Thankfully, the digital world is a bit more forgiving and a bit less anxiety-inducing, at least at surface level. Mistakes can be fixed, content updated — or deleted. We can even test different versions of the same design, measuring what works best over time and adjusting to suit. We have content management systems and feedback loops, analytics, user testing, and refactoring. In short, we don't have to worry about getting it just right before launch. We can always change it.
But what happens when we want to actually redesign stuff? When we want to change layouts, templates, content structures, or the way a feature works? Suddenly a million considerations appear. How does this new thing work responsively?

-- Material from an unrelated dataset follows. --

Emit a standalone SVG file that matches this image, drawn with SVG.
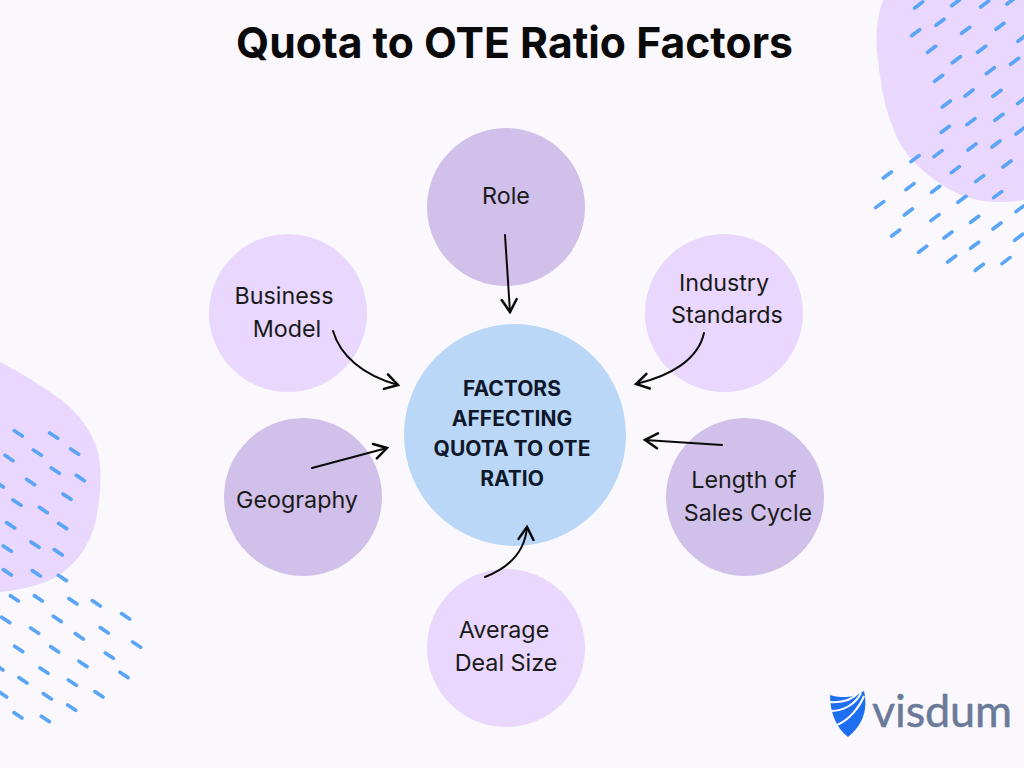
<svg xmlns="http://www.w3.org/2000/svg" width="1024" height="768" viewBox="0 0 1024 768">
<style>
.blob{fill:#E9D7FE}
.d{fill:none;stroke:#5BA5F7;stroke-width:11;stroke-linecap:round}
.l{fill:#E9D7FE}.k{fill:#D1C0EA}.c{fill:#BBD7F7}
text{font-family:Inter,"Noto Sans",sans-serif}
.t{font-size:23.3px;font-weight:400;fill:#1a1a1a;text-anchor:middle}
.b{font-size:21px;font-weight:700;fill:#0f172a;text-anchor:middle}
.a{fill:none;stroke:#0a0a0a;stroke-width:2;stroke-linecap:round;marker-end:url(#h)}
</style>
<defs><marker id="h" markerUnits="userSpaceOnUse" markerWidth="20" markerHeight="20" refX="14" refY="8" orient="auto" viewBox="0 0 16 16"><path d="M4 2L14 8L4 14" fill="none" stroke="#0a0a0a" stroke-width="2" stroke-linecap="round"/></marker></defs>
<rect width="1024" height="768" fill="#FAF8FC"/>
<g id="decor">
<path class="blob" d="M883 0C876 20 875 40 878 60C881 85 884 105 892 125C900 150 915 165 935 180C955 195 975 202 1000 202C1010 202 1018 201 1024 200V0Z"/>
<path class="blob" d="M0 362C20 372 40 385 60 399C80 414 92 432 98 452C102 470 101 495 96 520C90 545 78 562 58 576C40 586 20 590 0 592Z"/>
<path class="d" transform="translate(820 0) scale(.3333)" d="M284 24l24-18M395 17l24-18M482 21l24-18M561 12l24-18M348 76l24-18M528 88l24-18M425 100l24-18M275 107l24-18M594 124l24-18M323 157l24-18M473 157l24-18M397 188l24-18M572 193l24-18M499 221l24-18M344 244l24-18M435 288l24-18M519 289l24-18M367 321l24-18M593 311l24-18M441 374l24-18M525 361l24-18M364 397l24-18M588 402l24-18M444 450l24-18M516 441l24-18M342 470l24-18M273 485l24-18M549 501l24-18M394 518l24-18M467 545l24-18M190 534l24-18M258 569l24-18M335 577l24-18M521 593l24-18M414 607l24-18M588 635l24-18M167 623l24-18M253 645l24-18M333 662l24-18M452 667l24-18M519 687l24-18M584 721l24-18M215 708l24-18M372 714l24-18M452 745l24-18M296 757l24-18M383 786l24-18M546 791l24-18M466 811l24-18"/>
<path class="d" transform="translate(0 350) scale(.3333)" d="M43 242l24 16M149 249l24 16M100 300l24 16M212 297l24 16M15 316l24 16M154 354l24 16M229 376l24 16M80 388l24 16M-14 395l24 16M189 432l24 16M39 450l24 16M118 472l24 16M20 518l24 16M176 520l24 16M10 588l24 16M93 576l24 16M163 599l24 16M10 659l24 16M97 662l24 16M175 676l24 16M31 737l24 16M103 737l24 16M207 746l24 16M277 752l24 16M365 791l24 16M160 799l24 16M5 802l24 16M92 834l24 16M301 833l24 16M226 851l24 16M398 876l24 16M44 889l24 16M152 890l24 16M316 909l24 16M237 934l24 16M120 954l24 16M-15 944l24 16M360 967l24 16M57 983l24 16M205 990l24 16M285 1025l24 16M130 1031l24 16M-4 1025l24 16M203 1065l24 16M42 1088l24 16M124 1099l24 16"/>
</g>
<text id="title" x="514.5" y="58" text-anchor="middle" font-size="43" font-weight="700" fill="#0a0a0a" textLength="557" lengthAdjust="spacingAndGlyphs">Quota to OTE Ratio Factors</text>
<g id="n-role"><circle class="k" cx="506" cy="207" r="79"/><text class="t" x="506" y="204">Role</text></g>
<g id="n-business"><circle class="l" cx="288" cy="313" r="79"/><text class="t" x="284" y="304">Business</text><text class="t" x="287" y="337">Model</text></g>
<g id="n-industry"><circle class="l" cx="724" cy="313" r="79"/><text class="t" x="724" y="291">Industry</text><text class="t" x="727" y="323">Standards</text></g>
<g id="n-geography"><circle class="k" cx="303" cy="497" r="79"/><text class="t" x="297" y="508">Geography</text></g>
<g id="n-length"><circle class="k" cx="745" cy="497" r="79"/><text class="t" x="744" y="488">Length of</text><text class="t" x="748" y="521">Sales Cycle</text></g>
<g id="n-deal"><circle class="l" cx="506" cy="648" r="79"/><text class="t" x="504" y="638">Average</text><text class="t" x="506" y="671">Deal Size</text></g>
<g id="n-center"><circle class="c" cx="515" cy="435" r="111"/><text class="b" x="512" y="396">FACTORS</text><text class="b" x="512" y="426">AFFECTING</text><text class="b" x="512" y="456">QUOTA TO OTE</text><text class="b" x="512" y="486">RATIO</text></g>
<g id="connectors">
<path class="a" d="M505 235L510 312"/>
<path class="a" d="M333 331C340 355 362 375 398 385"/>
<path class="a" d="M704 333C698 360 670 376 636 384"/>
<path class="a" d="M312 468L387 448"/>
<path class="a" d="M722 445L645 440"/>
<path class="a" d="M485 577C508 568 525 552 527 527"/>
</g>
<g id="logo">
<path d="M830 695C842 699 856 697 864 691C868 708 864 724 848 737C836 728 830 712 830 695Z" fill="#1E6FF0"/>
<path d="M830 702C843 703 853 699 859 692M831 711C845 711 856 703 861 693M837 725C849 720 859 708 864 696" fill="none" stroke="#fff" stroke-width="2"/>
<text x="872" y="727" font-size="45" style="font-family:Lato,sans-serif" fill="#6B7A99" stroke="#6B7A99" stroke-width=".5" textLength="140">visdum</text>
</g>
</svg>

How does it perform? Is it compatible with our legacy system? Can we make it using pre-existing components from our design system? Do we have to build it from scratch? Should we change framework? Should we change platform?
Making a change on the web, other than a piece of text or an image uploaded through a CMS, is a laborious process. Redesigning a site — even if the changes are relatively small — often warrants a complete rebuild, especially if you’re also working with a new development partner. Conversely, the inDesign file you used for that print job four years ago will yield the same result today, and changing it is a one person job. No frameworks, no CMS, no bugs, no new technology, no gatekeepers. Just change it and reprint.
I used to think print is more permanent than digital. As it turns out, it's the other way around. Yes, the web is always open to change. But that doesn't make it less permanent.